--- Exercise task ---
Read the records below and copy each line that contains "this".

--- Extracted material ---
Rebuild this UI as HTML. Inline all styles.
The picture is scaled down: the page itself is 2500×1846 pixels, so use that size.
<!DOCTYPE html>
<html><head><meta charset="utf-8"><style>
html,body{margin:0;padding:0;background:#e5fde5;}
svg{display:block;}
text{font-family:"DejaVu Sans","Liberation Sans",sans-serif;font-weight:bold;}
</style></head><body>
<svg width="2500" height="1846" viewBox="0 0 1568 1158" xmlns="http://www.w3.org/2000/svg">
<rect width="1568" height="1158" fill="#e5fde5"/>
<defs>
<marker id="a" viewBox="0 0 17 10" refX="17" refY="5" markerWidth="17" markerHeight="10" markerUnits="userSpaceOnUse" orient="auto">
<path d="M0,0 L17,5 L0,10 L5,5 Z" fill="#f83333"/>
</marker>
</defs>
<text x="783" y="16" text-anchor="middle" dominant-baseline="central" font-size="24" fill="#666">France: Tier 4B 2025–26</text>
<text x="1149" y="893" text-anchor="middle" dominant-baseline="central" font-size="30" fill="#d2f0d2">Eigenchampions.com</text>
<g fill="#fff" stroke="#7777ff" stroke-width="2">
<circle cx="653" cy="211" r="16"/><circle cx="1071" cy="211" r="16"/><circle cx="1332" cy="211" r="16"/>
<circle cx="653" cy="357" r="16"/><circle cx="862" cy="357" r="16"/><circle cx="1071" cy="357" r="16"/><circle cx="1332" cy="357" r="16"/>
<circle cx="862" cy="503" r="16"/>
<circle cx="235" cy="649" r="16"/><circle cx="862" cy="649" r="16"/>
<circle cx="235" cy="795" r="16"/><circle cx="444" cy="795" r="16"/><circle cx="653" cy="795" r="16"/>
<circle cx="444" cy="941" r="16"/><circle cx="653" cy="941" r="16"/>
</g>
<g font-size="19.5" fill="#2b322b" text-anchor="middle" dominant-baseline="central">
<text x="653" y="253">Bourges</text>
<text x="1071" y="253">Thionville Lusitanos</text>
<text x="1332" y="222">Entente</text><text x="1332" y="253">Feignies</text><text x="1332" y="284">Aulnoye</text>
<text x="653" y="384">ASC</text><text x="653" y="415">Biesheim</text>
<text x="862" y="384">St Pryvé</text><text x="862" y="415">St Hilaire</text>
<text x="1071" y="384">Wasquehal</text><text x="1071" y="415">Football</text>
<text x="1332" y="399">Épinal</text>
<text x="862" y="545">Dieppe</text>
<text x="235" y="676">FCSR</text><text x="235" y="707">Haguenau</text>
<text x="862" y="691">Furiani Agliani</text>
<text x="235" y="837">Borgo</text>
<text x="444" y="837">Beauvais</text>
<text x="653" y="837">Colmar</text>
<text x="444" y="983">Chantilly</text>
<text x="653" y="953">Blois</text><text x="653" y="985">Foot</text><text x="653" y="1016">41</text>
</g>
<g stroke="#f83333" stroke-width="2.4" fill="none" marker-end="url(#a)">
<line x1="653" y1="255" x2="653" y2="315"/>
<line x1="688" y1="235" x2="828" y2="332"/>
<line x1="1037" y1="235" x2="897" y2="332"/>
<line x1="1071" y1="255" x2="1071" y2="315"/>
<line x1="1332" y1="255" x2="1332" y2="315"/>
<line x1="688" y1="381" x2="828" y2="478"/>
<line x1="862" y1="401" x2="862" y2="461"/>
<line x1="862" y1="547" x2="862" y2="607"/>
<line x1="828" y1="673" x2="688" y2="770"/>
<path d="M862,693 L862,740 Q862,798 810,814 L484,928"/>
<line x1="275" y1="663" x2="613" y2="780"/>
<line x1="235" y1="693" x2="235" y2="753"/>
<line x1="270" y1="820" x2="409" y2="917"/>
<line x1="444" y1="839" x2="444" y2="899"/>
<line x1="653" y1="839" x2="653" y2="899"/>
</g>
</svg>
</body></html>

* * *

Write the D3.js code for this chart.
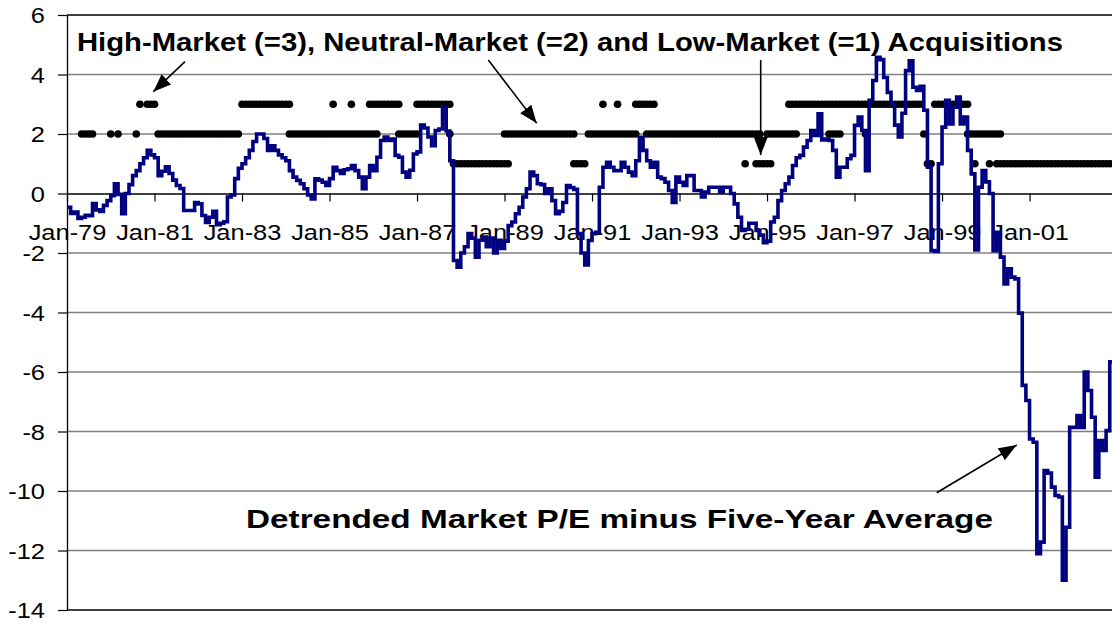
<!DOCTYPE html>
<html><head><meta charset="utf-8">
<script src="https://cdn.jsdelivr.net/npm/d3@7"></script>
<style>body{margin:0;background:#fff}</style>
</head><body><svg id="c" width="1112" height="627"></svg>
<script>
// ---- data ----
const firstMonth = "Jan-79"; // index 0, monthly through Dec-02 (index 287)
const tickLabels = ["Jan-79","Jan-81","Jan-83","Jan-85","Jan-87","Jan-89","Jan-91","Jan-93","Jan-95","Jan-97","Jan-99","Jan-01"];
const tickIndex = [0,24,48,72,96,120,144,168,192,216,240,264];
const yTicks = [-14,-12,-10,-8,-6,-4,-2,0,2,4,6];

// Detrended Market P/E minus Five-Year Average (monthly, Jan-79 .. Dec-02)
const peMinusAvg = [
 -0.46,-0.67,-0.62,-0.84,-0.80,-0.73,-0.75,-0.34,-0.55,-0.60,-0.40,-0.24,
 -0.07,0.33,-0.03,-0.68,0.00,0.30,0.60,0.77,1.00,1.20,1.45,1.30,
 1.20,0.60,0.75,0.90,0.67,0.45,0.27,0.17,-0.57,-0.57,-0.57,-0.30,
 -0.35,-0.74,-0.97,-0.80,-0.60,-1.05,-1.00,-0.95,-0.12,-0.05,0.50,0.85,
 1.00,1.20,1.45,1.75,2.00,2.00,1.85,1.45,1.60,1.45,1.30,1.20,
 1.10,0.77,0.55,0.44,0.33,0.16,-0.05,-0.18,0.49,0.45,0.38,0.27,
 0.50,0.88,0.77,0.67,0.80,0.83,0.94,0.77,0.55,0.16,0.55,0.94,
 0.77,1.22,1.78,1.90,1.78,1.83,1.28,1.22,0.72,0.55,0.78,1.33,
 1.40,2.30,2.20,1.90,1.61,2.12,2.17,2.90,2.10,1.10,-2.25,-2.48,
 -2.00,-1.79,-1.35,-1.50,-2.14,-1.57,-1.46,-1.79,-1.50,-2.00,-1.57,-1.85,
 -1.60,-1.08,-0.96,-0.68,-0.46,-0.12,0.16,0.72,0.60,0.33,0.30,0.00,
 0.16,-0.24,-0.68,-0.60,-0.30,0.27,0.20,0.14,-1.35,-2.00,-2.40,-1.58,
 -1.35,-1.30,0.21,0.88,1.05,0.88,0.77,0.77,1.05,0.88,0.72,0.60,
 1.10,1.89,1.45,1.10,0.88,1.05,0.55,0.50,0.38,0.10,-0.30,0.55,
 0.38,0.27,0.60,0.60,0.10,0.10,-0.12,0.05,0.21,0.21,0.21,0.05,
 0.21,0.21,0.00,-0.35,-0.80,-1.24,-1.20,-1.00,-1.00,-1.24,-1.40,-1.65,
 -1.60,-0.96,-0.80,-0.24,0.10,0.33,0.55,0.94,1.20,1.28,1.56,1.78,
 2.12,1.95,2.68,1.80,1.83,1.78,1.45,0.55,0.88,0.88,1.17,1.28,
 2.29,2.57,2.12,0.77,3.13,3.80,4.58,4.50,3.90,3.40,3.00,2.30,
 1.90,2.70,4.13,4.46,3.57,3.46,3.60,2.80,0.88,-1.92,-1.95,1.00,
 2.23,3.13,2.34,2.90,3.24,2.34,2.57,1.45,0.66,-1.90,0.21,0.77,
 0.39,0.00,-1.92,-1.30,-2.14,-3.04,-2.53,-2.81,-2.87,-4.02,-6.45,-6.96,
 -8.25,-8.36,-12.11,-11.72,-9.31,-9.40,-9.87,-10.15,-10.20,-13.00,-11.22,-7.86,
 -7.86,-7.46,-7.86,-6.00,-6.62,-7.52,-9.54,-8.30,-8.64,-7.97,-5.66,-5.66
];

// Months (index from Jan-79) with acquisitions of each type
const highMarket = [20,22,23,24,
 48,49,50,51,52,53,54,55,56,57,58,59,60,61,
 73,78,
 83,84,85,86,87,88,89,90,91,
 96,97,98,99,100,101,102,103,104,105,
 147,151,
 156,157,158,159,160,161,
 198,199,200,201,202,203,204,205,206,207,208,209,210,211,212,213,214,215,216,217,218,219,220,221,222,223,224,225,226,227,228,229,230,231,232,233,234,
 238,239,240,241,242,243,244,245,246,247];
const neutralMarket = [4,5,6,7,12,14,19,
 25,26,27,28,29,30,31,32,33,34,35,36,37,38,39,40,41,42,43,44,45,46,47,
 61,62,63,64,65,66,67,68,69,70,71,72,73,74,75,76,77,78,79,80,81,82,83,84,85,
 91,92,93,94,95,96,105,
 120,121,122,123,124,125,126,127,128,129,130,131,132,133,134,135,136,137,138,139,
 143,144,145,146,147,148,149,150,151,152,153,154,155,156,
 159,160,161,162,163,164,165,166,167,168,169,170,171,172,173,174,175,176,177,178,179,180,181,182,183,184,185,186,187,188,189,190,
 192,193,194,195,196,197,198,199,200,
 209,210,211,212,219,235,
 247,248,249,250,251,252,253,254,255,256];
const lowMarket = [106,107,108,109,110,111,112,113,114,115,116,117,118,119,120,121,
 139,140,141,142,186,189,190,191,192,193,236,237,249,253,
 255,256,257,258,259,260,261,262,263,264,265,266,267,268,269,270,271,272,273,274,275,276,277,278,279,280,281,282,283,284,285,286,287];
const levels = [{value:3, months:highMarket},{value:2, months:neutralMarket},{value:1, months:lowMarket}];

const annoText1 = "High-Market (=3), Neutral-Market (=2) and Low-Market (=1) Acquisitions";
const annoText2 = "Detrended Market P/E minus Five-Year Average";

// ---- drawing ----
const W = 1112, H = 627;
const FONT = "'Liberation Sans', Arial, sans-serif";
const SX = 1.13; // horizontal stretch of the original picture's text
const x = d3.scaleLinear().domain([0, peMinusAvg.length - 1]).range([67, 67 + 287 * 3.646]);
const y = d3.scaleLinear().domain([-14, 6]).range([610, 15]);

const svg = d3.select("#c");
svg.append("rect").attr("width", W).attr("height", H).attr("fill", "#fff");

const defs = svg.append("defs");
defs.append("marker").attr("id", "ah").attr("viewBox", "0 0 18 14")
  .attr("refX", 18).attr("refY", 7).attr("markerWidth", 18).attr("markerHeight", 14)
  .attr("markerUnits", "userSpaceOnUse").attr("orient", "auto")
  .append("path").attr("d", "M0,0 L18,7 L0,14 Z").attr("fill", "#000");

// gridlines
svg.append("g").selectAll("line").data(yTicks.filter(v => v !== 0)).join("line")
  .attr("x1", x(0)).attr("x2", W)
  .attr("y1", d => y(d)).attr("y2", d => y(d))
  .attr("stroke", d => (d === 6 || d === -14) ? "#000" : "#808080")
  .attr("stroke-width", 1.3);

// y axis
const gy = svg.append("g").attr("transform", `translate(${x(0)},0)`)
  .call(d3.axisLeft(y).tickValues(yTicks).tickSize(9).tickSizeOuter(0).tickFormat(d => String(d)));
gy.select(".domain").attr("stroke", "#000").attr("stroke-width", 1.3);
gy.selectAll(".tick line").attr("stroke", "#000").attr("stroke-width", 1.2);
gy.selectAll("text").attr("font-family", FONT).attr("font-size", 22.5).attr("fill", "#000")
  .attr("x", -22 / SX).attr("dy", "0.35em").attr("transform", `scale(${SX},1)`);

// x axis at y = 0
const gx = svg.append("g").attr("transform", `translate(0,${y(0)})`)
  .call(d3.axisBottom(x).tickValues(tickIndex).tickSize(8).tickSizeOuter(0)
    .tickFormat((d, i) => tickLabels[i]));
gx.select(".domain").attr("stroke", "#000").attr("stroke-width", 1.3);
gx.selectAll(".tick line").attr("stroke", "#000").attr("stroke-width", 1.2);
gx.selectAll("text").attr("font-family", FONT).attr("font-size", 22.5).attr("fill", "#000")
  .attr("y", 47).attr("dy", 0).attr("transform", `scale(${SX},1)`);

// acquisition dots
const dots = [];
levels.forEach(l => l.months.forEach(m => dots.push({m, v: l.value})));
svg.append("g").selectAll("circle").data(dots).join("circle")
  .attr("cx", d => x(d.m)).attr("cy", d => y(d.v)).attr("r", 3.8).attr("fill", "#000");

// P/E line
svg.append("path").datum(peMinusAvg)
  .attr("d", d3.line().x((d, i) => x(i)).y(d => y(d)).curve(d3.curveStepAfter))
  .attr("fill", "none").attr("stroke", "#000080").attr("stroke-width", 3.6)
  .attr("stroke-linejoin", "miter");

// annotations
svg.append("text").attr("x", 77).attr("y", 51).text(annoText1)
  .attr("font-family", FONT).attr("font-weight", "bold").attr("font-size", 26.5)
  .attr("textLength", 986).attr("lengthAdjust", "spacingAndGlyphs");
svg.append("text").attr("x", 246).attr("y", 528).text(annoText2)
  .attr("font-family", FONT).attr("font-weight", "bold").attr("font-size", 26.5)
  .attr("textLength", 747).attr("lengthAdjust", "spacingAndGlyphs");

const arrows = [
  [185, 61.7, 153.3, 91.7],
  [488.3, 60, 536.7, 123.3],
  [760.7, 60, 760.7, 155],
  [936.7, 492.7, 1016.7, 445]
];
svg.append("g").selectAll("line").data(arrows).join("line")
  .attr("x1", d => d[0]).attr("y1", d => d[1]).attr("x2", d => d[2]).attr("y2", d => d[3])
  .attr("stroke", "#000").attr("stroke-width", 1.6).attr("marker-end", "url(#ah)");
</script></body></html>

--- Task answer ---
Rebuild this UI as HTML. Inline all styles.
Write the D3.js code for this chart.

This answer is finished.